Continuamos caminhando, calados, por uns minutos. Então, voltamos a fazer perguntas e falar incessantemente, nervosos. Mas todas as nossas perguntas foram respondidas sem nenhuma contradição e logo nos aproximamos da bifurcação onde nos separaríamos, na entrada que daria acesso à cachoeira. Inclusive, um ótimo lugar para uma desova, se fosse o caso.rs

Na encruzilhada, à esquerda, se vai à cachoeira e, seguindo em frente, começa a trilha do Itupava. Paramos bem na encruzilhada e indicamos com a mão a continuidade da trilha para a cachoeira. Nos despedimos rapidamente, sem muito diálogo, mas desejamos boa sorte na pescaria e seguimos nosso caminho, sempre olhando para trás e para os lados, com medo de reencontrarmos o sujeito a qualquer momento. Mas isso, graças a Deus não aconteceu e seguimos até a Roda D´água, com uma incrível sensação de termos sido livrados de algum mal, pelo menos aquele mal que criamos na nossa mente fértil.

 

Meu primo tomou vários banhos nas águas geladas dos rios que cruzam a trilha até a roda d’água, feito criança. Ele realmente gosta de água gelada. Não é o meu caso! Apenas fiz o registro fotográfico do passeio e aproveitei para refletir sobre a experiência que tivemos. O medo, a angústia, a dúvida, a vontade de sair correndo e encontrar proteção e segurança. Todos esses sentimentos negativos foram se dissipando ao longo da trilha, mas, o tempo todo reconheci a importância de nunca trilhar sozinho.

 

Dois trilheiros é melhor que um? Toda a vida! Mas, acho que, no mínimo três e, no máximo, quatro trilheiros, é o número ideal, no caso de uma desventura em série.rs

 

Meu conselho para meu eu de 20 anos atrás seria, em hipótese alguma, de jeito nenhum, nunca, nunquinha vá trilhar sozinho. Quem dirá trilhar sem se sentir seguro ou diante de um perigo iminente. O verdadeiro trilheiro deve evitar correr riscos desnecessários e assim as chances de voltar para casa vivo aumentarão bastante.

 

Felizmente nunca passei por situações de ser assaltado ou ser abordado por gente má intencionada em todos esses anos de trilha, mas conheço pessoas bem próximas a mim que já voltaram pra casa só com a cueca, caso de outro primo que amo bastante, infinitas vezes mais imprudente que eu quando era jovem. kkkkkkk

 

Esse é o relato da trilha que virou piada nos encontros da família. Recordações de uma experiência inesquecível que me faz querer viver mais 100, 200 anos trilhando, só para ter outras histórias para contar.

 

Inclusive, há uma semana, retornei ao local e refiz a trilha, um trecho menor dela, até o Pão de Loth.

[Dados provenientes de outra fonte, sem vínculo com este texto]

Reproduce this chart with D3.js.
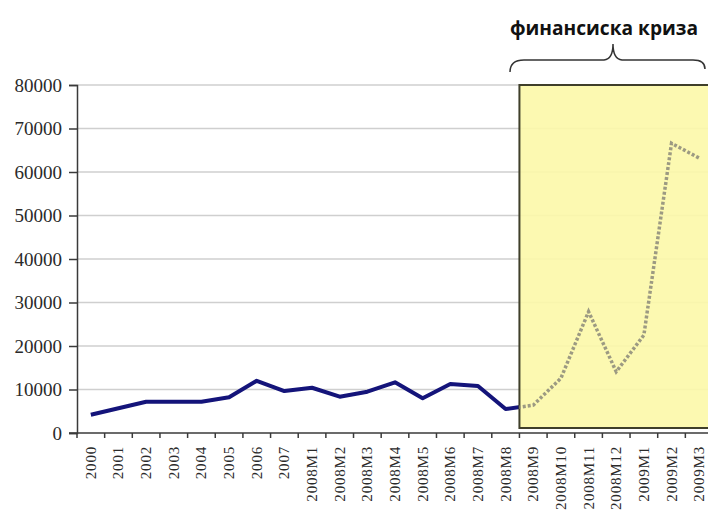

Muito vento, muito barro … além de que o visual do cume revelou as montanhas das serras do Marumbi e do Ibitiraquire e, no final, um belo banho de cachoeira … aquela em que nosso amigo do facão foi pescar a uns anos atrás.rs

 

Me despeço com as palavras de quem nunca viu a luz, as cores e as formas, mas entendeu que mesmo assim a vida pode ser incrível, a escritora Hellen Keller:

“A vida é uma aventura ousada, ou então não é nada!”

 

Ousemos, o mundo é feito de chão … mas sejamos prudentes!